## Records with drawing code
/---

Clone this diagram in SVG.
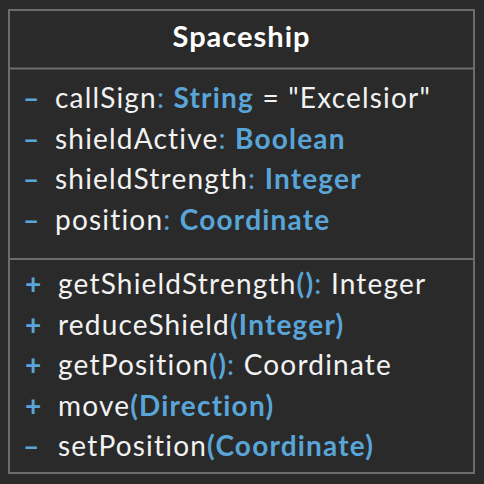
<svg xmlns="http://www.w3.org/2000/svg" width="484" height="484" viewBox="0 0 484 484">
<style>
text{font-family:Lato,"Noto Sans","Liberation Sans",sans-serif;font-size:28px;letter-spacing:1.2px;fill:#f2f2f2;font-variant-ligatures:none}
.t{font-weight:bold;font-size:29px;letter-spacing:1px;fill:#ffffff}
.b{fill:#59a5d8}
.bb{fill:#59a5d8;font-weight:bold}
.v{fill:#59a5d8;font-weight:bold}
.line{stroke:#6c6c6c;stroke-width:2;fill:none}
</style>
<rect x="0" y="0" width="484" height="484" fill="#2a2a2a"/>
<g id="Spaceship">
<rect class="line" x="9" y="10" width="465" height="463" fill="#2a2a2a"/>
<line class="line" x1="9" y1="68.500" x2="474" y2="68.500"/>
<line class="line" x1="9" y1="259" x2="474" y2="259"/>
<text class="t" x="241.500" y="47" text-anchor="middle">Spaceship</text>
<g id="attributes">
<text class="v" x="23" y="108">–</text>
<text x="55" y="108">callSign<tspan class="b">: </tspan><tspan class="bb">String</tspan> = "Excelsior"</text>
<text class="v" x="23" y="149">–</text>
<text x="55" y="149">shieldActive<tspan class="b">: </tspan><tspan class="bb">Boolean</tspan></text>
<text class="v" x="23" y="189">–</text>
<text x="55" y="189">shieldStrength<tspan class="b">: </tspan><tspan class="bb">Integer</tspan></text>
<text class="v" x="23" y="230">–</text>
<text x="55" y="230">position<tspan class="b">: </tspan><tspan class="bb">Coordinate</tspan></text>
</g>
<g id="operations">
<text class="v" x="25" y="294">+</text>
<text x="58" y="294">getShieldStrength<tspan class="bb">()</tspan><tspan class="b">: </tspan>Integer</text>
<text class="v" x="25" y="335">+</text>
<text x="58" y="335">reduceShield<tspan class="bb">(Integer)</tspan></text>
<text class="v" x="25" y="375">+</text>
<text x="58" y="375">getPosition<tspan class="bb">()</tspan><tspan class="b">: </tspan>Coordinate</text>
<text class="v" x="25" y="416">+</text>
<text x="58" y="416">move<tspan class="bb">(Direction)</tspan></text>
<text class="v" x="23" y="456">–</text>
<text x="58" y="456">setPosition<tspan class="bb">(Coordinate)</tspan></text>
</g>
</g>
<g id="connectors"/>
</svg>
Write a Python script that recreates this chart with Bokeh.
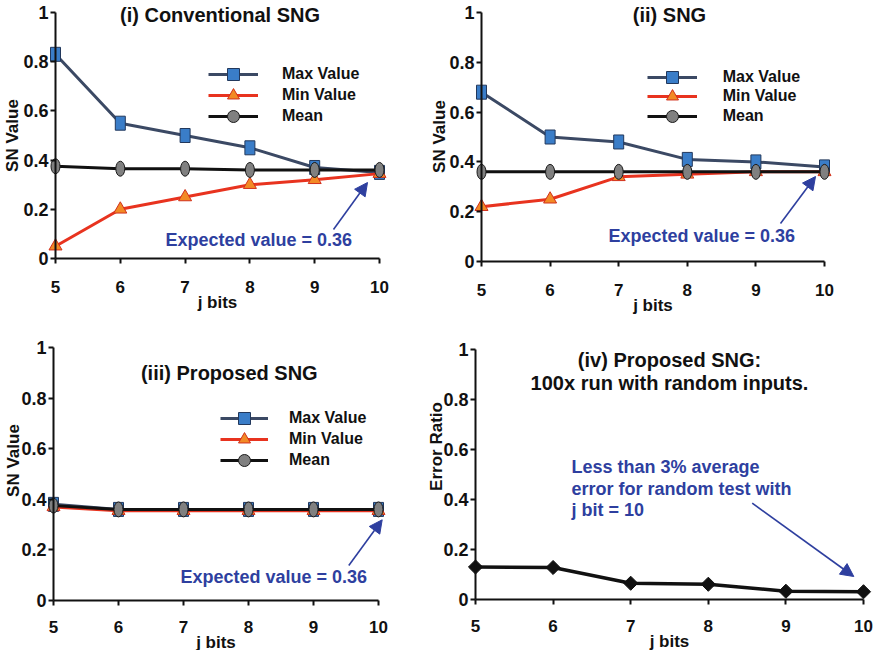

\---

## Exercise prompt
Check each line above for the word "this" and give the number of lines that have it, nothing else.

## Completed exercise
2